Try lighting the "smoke" from
Try lighting the "smoke" from behind--with lights shining toward the camera.
It is very difficult to light
It is very difficult to light dry ice from behind, as it naturally falls to the lowest point it can; and in this case the dolls were placed on the floor to achieve the effect I was after. :)
When going for the effect you described personally I prefer to use a smoke machine. But I'd be very interested to see images with dry ice lit from behind. :)
re: Seriously???
It’s good to see that you are taking seriously the concerns of working with dry ice, which were stated clearly at the beginning of the article. However I disagree with the assumption that these dolls would be mistaken for real babies, or that the readers of this website would endanger a child in this way. I understand that you will disagree with my reply; its subjectivity is one of the things I love about photography. Thank you for your feedback.

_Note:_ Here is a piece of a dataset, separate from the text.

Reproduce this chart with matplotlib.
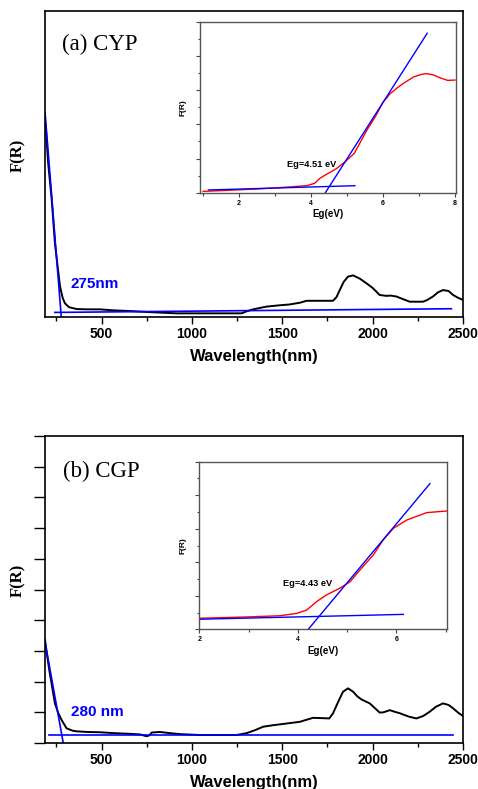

I'm sorry, but you would have
I'm sorry, but you would have to be pretty thick to think that they are real babies. That is all.
Dry Ice Photography Berkshire UK
I have just spent a week experimenting with cold smoke and was interested to read this article. When I started to read the article I glanced at the photograph at the top and assumed they were real babies - why does that make me pretty thick?
Further down, reading about dry ice I then thought that the it would be dangerous to do with babies and then saw the bigger photograph and all became clear.
I don't see why it is necessary to use images that others easily can mis-understand especially young people who are still learning. I object to people who dont think like you being referred to as thick.
John
Berkshire Photographer
re: dry ice
Hi John,
I appreciate you sharing your thought and feelings on the matter of shooting babies. In fact, taking the technical aspects aside, and concentrating on the art of it, I would guess (though not know) that this kinda feeling is exactly what Morgana wanted yo uto feel when she took that picture.
As for the "thick" part, the blame is on me for letting this slip through when moderating the comments. English is not my mother language and only now, when I looked it up, I saw that it had more meanings than I originally knew about.
Very Inspired
I loved this article, amazing work!
Thanks
Dolls and viewing
I am viewing from a very poor resolution cellphone and the sold did indeed look like real babies. Further, before reading a word my first impression was I hadn't known the material was so safe it could be used around unpredictable babies.
No big slur on anyone iut bear in mind an internet audience will be ALL levels of knowledge and experience on the subjec. I do agree an example.geared more toward what a FIRST TIME USER might shoot would be more appropriate. Even helpful.